Now that Britain has voted to leave the European Union, the bloc's first order of business is figuring out how to get rid of it. Surprisingly, that's a tall order.

Britain seemingly has the luxury to pick and choose when to start the laborious, intricate process of disengagement from the 28-nation group, which is expected to take years.

EU leaders exhorted Britain on Saturday to activate as soon as possible Article 50 of the EU's governing Lisbon Treaty, which contains the exit clause and is the key to let the EU get on with its political life.

"There is urgency. There is no time to lose," said French Foreign Minister Jean-Marc Ayrault.

Britain, however, saw no need for quick action.

"It is vital to stress that there is now no need for haste," said former London Mayor Boris Johnson, the most prominent supporter of the "leave" campaign.

Prime Minister David Cameron said the process probably would not be triggered before October, when he will step down.

"There is a clear plea from the majority of member states to speed this process up," said Foreign Minister Bert Koenders of the Netherlands, which holds the EU presidency.

On Saturday, the foreign ministers of the EU's six founding members — Germany, France, Italy, Netherlands, Belgium and Luxembourg — were meeting in Berlin to look at the legal landscape.

At a two-day summit of the 28 EU leaders opening Tuesday, Cameron will be asked to leave the room at some stage so they can assess their future without Britain.

The 27 will find much political and legal uncertainty.

No country has ever left the EU before, so no one knows exactly how the process will play out beyond the fact that Britain must, at some point, unambiguously notify the bloc of its intentions and set a two-year clock ticking for negotiating its departure.
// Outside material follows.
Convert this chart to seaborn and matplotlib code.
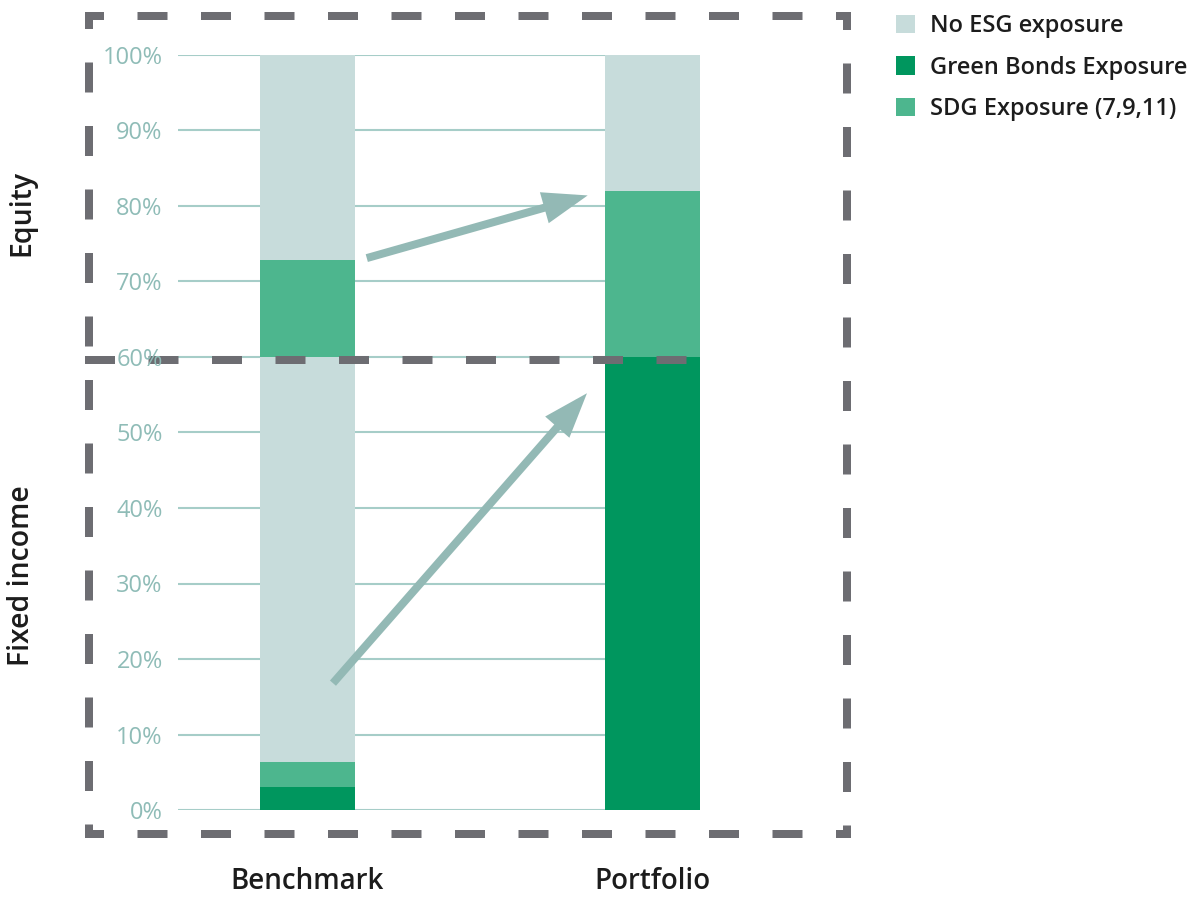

Until it formally withdraws, Britain will remain a member, with all the rights and obligations that go along with membership.

It is in Britain's interest to delay the process so it can better prepare its exit conditions and pressure other EU nations to make concessions.

In the short term, the EU's policy commissioners will meet Monday in Brussels to take stock of developments. The European Commission, the EU's executive arm, must make recommendations to Britain's partners about what principles they might use to guide the exit negotiations.

Member states must agree with a qualified majority — or about two-thirds — on Britain's departure. But should the talks drag on toward the two-year time limit, all 27 would have to agree unanimously to extend the negotiations. If none is allowed, EU law would automatically cease to apply to Britain after two years.

The European Parliament will hold an emergency session Tuesday, hours before the summit. It must endorse any final decision by the member states by a simple majority, but the session is only likely to focus on a political resolution taking note of the U.K. vote and stating the assembly's position on what should happen next.

Until the process is completed and Britain withdraws, any EU agencies on British territory could remain there, British EU lawmakers would still work in the parliament, and the U.K. would still have a say in other negotiations, such as trade talks with other countries.

In addition, the hundreds of British citizens employed by the EU's institutions and agencies could keep their jobs conceivably for a few more years.